Users are encouraged to create workload-specific metrics and custom analytical views.
Examples:
- rows processed per source
- cache efficiency indicators
- source-to-buffer ratios
- query distribution statistics
- workload-specific scoring functions
The built-in views provided by Performance Tracer should be considered a starting point rather than a complete analytical model.
Advanced analysis patterns
Performance Tracer intentionally exposes low-level execution information and does not enforce a specific interpretation model.
Different workloads frequently require different analysis criteria and different optimization strategies.
The following examples illustrate how raw execution metrics can be translated into tuning decisions.
Source filtering efficiency
When implementing custom data sources, especially JavaScript-based data sources, one useful signal is the difference between:
ROWS_READROWS_RETURNED
Both metrics are available through source execution events.
SELECT
DATASOURCE_NAME,
AVG(ROWS_READ) AS AVG_ROWS_READ,
AVG(ROWS_RETURNED) AS AVG_ROWS_RETURNED
FROM SOURCE_EXECUTION_END
GROUP BY DATASOURCE_NAMEExample:
| DATASOURCE | AVG_ROWS_READ | AVG_ROWS_RETURNED |
|---|---|---|
| OrdersAPI | 100000 | 250 |
| UsersAPI | 500 | 480 |
In this example OrdersAPI retrieves significantly more information from the remote system than is ultimately returned to the query execution.

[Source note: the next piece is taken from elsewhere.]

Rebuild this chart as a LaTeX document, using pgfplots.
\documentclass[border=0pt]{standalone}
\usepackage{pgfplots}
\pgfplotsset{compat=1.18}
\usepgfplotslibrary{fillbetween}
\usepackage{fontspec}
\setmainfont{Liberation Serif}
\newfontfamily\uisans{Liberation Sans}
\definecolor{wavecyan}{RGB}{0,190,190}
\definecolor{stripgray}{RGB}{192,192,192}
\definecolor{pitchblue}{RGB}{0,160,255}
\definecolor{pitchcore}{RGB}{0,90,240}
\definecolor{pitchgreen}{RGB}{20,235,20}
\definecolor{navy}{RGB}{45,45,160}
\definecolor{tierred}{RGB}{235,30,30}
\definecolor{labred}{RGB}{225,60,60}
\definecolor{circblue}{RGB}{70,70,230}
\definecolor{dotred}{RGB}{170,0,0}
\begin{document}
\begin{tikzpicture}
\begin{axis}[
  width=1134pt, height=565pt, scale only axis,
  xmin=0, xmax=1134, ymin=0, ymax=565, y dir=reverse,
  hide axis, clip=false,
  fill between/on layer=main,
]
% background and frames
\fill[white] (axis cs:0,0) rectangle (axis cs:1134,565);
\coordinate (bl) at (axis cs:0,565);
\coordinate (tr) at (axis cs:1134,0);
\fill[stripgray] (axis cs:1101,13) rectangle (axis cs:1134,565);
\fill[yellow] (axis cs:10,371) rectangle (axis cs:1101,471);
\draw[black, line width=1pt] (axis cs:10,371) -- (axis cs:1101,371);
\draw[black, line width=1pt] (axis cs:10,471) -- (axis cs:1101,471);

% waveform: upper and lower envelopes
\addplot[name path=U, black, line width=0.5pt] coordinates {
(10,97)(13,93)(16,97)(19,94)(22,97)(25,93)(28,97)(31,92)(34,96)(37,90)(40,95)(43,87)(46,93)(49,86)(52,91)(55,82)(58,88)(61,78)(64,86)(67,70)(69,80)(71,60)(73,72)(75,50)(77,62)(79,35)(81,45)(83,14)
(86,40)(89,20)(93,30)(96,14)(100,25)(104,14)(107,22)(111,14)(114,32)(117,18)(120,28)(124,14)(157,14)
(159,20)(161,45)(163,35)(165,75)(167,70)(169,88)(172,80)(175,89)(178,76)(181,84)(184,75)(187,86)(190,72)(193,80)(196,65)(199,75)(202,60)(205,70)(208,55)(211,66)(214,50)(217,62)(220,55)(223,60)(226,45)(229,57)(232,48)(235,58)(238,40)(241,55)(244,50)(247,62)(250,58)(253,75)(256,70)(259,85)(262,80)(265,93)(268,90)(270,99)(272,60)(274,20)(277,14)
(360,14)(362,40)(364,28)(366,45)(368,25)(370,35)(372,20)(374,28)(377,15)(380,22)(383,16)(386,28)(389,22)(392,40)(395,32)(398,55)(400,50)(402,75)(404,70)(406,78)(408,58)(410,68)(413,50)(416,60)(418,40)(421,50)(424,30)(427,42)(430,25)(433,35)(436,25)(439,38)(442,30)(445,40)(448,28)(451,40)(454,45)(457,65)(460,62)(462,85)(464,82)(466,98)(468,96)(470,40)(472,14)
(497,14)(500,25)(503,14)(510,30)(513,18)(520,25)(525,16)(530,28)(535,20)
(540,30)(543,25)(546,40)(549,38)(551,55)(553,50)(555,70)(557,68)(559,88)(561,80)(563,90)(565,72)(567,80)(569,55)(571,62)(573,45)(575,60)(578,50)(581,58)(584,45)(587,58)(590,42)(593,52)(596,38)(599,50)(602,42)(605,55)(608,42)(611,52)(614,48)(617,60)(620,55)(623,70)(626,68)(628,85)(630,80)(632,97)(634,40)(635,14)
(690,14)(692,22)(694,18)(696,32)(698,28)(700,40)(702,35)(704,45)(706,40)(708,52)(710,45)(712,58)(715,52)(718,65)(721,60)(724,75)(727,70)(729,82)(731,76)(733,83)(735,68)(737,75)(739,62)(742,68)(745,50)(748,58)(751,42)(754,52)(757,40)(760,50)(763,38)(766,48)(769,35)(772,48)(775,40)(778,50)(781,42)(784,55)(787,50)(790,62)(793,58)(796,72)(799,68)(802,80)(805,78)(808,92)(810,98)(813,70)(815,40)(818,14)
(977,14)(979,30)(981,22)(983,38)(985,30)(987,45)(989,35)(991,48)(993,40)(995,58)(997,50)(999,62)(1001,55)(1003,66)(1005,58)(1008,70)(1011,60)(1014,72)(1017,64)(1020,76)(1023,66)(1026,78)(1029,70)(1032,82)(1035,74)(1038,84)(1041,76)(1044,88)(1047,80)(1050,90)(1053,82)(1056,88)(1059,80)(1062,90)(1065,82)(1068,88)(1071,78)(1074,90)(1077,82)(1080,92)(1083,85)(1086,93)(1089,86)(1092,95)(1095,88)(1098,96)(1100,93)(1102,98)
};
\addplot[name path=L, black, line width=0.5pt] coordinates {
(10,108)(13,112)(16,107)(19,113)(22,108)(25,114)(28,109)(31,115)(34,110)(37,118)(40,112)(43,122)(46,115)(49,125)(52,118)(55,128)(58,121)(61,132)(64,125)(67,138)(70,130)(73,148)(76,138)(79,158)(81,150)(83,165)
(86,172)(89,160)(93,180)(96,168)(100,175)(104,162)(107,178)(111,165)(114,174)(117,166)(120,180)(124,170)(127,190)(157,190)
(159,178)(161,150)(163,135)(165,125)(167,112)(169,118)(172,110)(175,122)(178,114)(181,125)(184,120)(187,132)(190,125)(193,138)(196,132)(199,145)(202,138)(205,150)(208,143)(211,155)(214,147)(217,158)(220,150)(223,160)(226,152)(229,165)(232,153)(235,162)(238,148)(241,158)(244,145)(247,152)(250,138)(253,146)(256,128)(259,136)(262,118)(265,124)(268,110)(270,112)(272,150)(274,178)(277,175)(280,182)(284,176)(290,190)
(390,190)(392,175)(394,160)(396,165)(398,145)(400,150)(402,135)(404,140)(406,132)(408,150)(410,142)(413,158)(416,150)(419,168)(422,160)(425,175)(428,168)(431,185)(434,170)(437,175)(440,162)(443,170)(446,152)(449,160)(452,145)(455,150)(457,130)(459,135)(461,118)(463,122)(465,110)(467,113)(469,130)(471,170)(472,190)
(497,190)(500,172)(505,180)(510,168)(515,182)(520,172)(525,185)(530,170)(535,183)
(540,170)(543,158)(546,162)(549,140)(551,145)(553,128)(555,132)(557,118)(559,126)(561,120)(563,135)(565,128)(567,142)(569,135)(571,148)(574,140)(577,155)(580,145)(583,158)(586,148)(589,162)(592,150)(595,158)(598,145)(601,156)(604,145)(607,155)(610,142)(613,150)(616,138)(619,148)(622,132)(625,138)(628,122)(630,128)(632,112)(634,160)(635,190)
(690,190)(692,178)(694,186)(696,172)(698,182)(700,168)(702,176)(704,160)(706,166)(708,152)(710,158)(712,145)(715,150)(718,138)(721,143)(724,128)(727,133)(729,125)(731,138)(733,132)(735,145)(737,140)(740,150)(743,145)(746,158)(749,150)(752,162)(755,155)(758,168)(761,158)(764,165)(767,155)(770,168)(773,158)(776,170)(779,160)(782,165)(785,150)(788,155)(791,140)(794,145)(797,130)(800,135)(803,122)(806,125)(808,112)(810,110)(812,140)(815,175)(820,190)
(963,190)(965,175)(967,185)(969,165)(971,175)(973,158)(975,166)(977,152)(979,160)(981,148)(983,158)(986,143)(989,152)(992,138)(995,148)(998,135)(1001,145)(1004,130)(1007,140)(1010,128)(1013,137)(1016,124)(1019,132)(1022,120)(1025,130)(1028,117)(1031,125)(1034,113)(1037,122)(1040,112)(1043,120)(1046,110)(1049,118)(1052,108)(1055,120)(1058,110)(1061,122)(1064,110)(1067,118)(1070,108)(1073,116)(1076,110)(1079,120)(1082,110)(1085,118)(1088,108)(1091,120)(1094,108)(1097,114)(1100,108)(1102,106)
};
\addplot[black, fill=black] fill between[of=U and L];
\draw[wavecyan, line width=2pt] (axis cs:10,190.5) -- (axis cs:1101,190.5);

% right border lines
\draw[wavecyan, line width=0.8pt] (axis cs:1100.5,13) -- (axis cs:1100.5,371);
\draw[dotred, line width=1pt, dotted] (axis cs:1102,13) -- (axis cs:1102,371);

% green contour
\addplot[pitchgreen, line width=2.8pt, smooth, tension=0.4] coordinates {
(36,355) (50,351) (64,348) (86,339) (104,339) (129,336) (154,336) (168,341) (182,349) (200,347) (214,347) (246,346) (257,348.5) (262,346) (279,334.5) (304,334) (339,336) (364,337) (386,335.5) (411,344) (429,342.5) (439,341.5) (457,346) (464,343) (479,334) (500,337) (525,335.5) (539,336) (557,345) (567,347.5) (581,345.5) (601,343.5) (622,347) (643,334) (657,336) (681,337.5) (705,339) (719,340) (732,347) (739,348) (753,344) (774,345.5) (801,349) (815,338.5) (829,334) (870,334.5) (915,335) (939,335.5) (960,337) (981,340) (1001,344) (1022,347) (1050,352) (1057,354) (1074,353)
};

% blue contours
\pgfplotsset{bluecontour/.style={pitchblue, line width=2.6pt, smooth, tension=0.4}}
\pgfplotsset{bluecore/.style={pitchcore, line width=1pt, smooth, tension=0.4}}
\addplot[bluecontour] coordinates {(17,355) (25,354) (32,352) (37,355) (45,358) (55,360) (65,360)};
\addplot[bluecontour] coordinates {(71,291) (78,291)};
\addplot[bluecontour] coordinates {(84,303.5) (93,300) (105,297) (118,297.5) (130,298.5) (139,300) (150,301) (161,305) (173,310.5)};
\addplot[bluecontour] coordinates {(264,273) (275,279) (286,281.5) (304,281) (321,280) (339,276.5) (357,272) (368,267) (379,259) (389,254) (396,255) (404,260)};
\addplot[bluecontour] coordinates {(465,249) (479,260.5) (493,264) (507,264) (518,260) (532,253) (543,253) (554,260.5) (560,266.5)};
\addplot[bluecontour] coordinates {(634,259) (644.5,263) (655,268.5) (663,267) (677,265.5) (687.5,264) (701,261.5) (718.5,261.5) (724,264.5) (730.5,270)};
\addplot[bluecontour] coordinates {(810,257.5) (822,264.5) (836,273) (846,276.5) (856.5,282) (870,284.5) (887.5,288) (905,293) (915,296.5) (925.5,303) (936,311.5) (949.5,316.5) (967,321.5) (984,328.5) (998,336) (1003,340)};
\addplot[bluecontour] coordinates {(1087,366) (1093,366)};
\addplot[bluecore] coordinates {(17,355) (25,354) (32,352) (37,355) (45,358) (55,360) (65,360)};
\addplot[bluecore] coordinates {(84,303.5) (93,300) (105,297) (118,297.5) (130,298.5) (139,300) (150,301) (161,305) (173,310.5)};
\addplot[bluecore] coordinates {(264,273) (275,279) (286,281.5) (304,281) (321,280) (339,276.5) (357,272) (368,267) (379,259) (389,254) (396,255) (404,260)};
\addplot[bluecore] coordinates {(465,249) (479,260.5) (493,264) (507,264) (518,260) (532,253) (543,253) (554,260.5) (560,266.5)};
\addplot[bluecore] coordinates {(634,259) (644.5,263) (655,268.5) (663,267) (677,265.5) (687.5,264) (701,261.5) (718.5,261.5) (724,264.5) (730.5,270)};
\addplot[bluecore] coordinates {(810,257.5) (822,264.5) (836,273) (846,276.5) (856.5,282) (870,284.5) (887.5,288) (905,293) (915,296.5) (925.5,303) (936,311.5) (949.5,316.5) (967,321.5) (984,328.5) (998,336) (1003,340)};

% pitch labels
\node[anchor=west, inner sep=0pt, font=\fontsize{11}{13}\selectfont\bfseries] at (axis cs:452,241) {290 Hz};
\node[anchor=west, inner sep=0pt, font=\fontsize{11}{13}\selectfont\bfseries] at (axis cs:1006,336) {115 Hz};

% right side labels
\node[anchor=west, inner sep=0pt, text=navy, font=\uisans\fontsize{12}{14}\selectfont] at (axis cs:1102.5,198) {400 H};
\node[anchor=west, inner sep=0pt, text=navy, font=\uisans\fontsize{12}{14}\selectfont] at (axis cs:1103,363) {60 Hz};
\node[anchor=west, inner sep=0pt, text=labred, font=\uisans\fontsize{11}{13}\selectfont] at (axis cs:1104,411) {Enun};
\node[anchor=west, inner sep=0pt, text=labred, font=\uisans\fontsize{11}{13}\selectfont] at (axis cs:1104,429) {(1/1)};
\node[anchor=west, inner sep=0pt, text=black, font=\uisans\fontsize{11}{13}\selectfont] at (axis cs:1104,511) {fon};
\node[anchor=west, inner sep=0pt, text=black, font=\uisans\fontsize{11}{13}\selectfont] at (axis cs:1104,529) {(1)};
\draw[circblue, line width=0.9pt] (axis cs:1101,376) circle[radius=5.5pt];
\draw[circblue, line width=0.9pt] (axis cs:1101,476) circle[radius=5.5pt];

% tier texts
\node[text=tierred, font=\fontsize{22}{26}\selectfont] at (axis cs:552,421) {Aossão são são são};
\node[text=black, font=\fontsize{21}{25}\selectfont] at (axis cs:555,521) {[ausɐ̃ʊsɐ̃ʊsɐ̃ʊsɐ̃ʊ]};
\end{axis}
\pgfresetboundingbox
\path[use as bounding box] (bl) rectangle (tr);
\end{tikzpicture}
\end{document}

This does not necessarily indicate an incorrect implementation.
Kubling is intentionally designed to support scenarios where filtering or projection cannot be pushed to external systems.
However, a large and persistent difference may indicate that:
- remote filtering could be improved
- projection pushdown opportunities exist
- unnecessary payloads are being transferred
Possible optimization decisions could include:
- improving remote query generation
- reducing transferred payload size
- enabling disk buffering
- enabling RocksDB-backed buffering
The decision is not necessarily intended to improve execution speed directly.
In workloads involving large volumes of intermediate data, buffering strategies may instead improve memory behavior and increase execution stability.